8.2 Statistical Variable Taxonomy
Statistical Variable Taxonomy Table. Variables of the kind indicated in the left column must be declared in one of the blocks declared in the right column.
variable kind | declaration block |
---|---|
constants | data , transformed data |
unmodeled data | data , transformed data |
modeled data | data , transformed data |
missing data | parameters , transformed parameters |
modeled parameters | parameters , transformed parameters |
unmodeled parameters | data , transformed data |
derived quantities | transformed data , transformed parameters , generated quantities |
loop indices | loop statement |
Page 366 of (Gelman and Hill 2007) provides a taxonomy of the kinds of variables used in Bayesian models. The table of kinds of variables contains Gelman and Hill’s taxonomy along with a missing-data kind along with the corresponding locations of declarations and definitions in Stan.
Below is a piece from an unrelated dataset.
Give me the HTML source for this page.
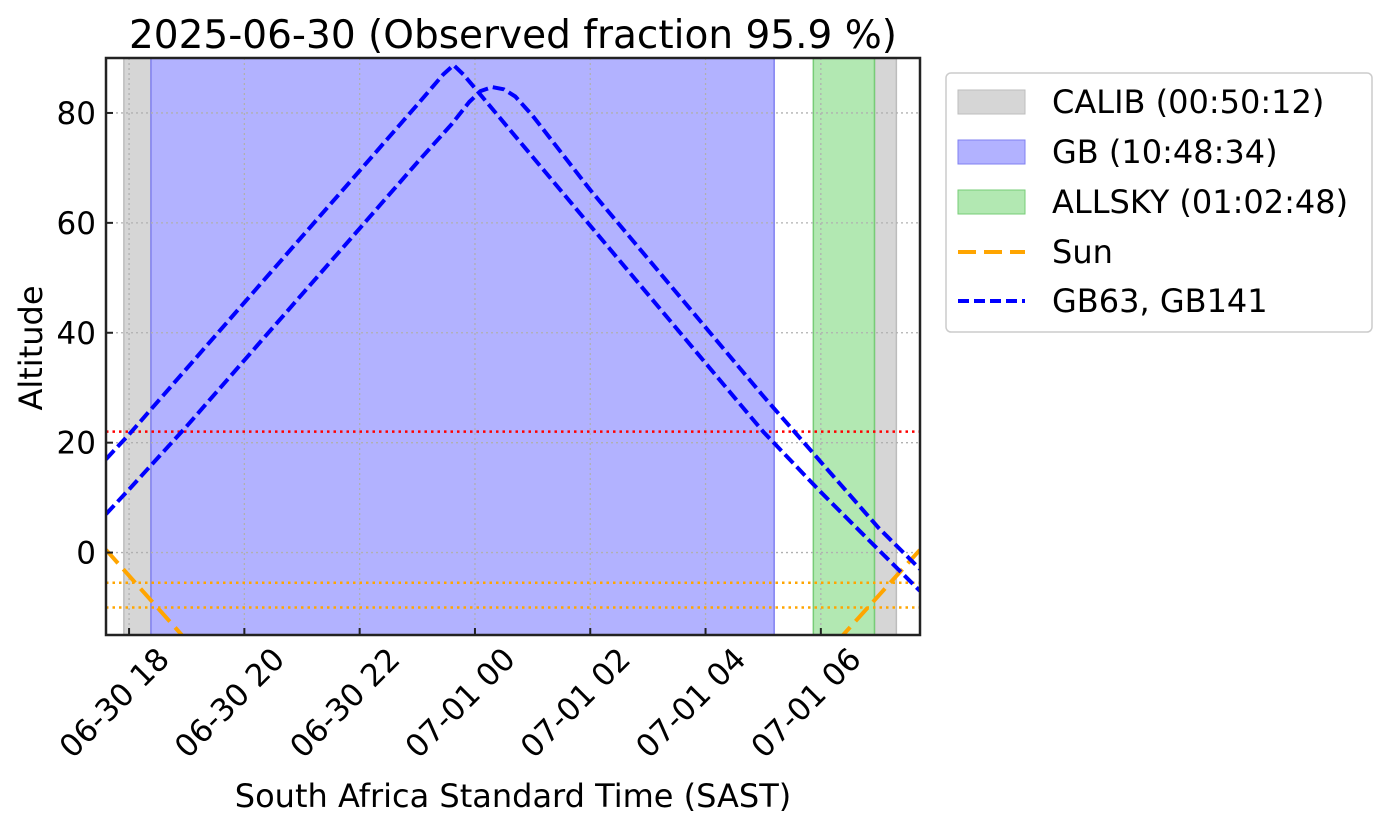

Constants can be built into a model as literals, data variables, or
as transformed data variables. If specified as variables, their
definition must be included in data files. If they are specified as
transformed data variables, they cannot be used to specify the sizes
of elements in the data
block.
The following program illustrates various variables kinds, listing the kind of each variable next to its declaration.
data {
int<lower=0> N; // unmodeled data
real y[N]; // modeled data
real mu_mu; // config. unmodeled param
real<lower=0> sigma_mu; // config. unmodeled param
}
transformed data {
real<lower=0> alpha; // const. unmodeled param
real<lower=0> beta; // const. unmodeled param
alpha = 0.1;
beta = 0.1;
}
parameters {
real mu_y; // modeled param
real<lower=0> tau_y; // modeled param
}
transformed parameters {
real<lower=0> sigma_y; // derived quantity (param)
sigma_y = pow(tau_y, -0.5);
}
model {
tau_y ~ gamma(alpha, beta);
mu_y ~ normal(mu_mu, sigma_mu);
for (n in 1:N)
y[n] ~ normal(mu_y, sigma_y);
}
generated quantities {
real variance_y; // derived quantity (transform)
variance_y = sigma_y * sigma_y;
}
In this example, y[N]
is a modeled data vector. Although it is
specified in the data
block, and thus must have a known value
before the program may be run, it is modeled as if it were generated
randomly as described by the model.
The variable N
is a typical example of unmodeled data. It is
used to indicate a size that is not part of the model itself.
The other variables declared in the data and transformed data block are
examples of unmodeled parameters, also known as hyperparameters.
Unmodeled parameters are parameters to probability densities that are
not themselves modeled probabilistically. In Stan, unmodeled
parameters that appear in the data
block may be specified on a
per-model execution basis as part of the data read. In the above
model, mu_mu
and sigma_mu
are configurable unmodeled
parameters.
Unmodeled parameters that are hard coded in the model must be declared
in the transformed data
block. For example, the unmodeled
parameters alpha
and beta
are both hard coded to the
value 0.1. To allow such variables to be configurable based on data
supplied to the program at run time, they must be declared in the
data
block, like the variables mu_mu
and
sigma_mu
.
This program declares two modeled parameters, mu
and
tau_y
. These are the location and precision used in the normal
model of the values in y
. The heart of the model will be
sampling the values of these parameters from their posterior
distribution.
The modeled parameter tau_y
is transformed from a precision to
a scale parameter and assigned to the variable sigma_y
in the
transformed parameters
block. Thus the variable sigma_y
is considered a derived quantity — its value is entirely determined
by the values of other variables.
The generated quantities
block defines a value
variance_y
, which is defined as a transform of the scale or
deviation parameter sigma_y
. It is defined in the generated
quantities block because it is not used in the model. Making it
a generated quantity allows it to be monitored for convergence (being
a non-linear transform, it will have different autocorrelation and
hence convergence properties than the deviation itself).
In later versions of Stan which have random number generators for
the distributions, the generated quantities
block will be
usable to generate replicated data for model checking.
Finally, the variable n
is used as a loop index in the
model
block.
References
Gelman, Andrew, and Jennifer Hill. 2007. Data Analysis Using Regression and Multilevel-Hierarchical Models. Cambridge, United Kingdom: Cambridge University Press.